On 6/5/2015 3:09 AM, Peter wrote:
On 06/04/2015 07:49 AM, Tony Schreiner wrote:
I run R2spec -s tarball to create a spec file, and most of the time it works ok, but sometimes (RPostgresSQL, Rcpp for example) the package has test or example programs that start with
#!/usr/bin/r
with lower case r, and the resulting package then winds up with a dependency on /usr/bin/r, which can't be resolved.
So far I have solved it by editing all the files and replacing with /usr/bin/R, recreating the tarball and going through the process again, but I have to believe there is an easier way.
Kind of. This is an obvious error in the packaged scripts in the tarballs. I generally don't recommend modifying the original tarball as I like it to be a true representation of the tarball source that you get from upstream. What I do instead is patch it in the spec file.
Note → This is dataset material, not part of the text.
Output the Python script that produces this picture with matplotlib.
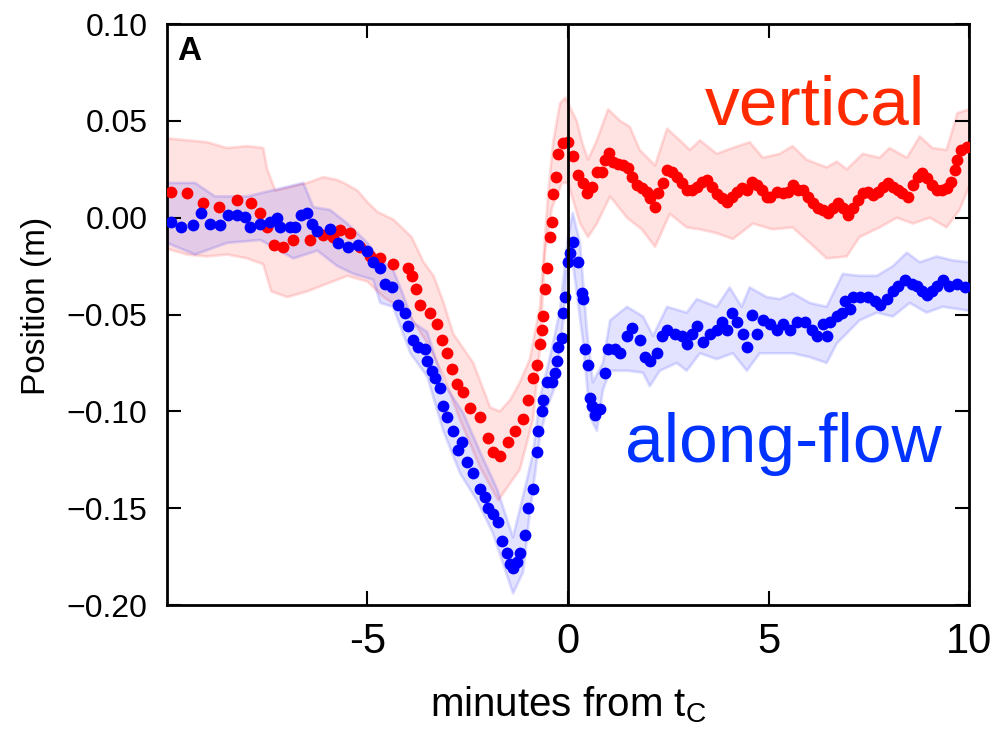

In this case it would probably be easier to do one line of perl or awk that patches the shebang line in all the scripts at build time than it would be to generate individual patch files for each source tarball. You would add this to the %prep stage of the spec files, something like this after the initial %setup macro:
perl -pi -e 's:^#!/usr/bin/r:#!/usr/bin/R: unless $i++' path/to/R/scripts/*.R
I assume the "unless $i++" is supposed to limit the replace operation to only the first line each file. Unfortunately, since it is a global variable, it is actually limiting it to only the first line of the first file. I'm not sure how you would fix this using the -p option. You would probably have to write out the loop manually in order to localize the variable properly.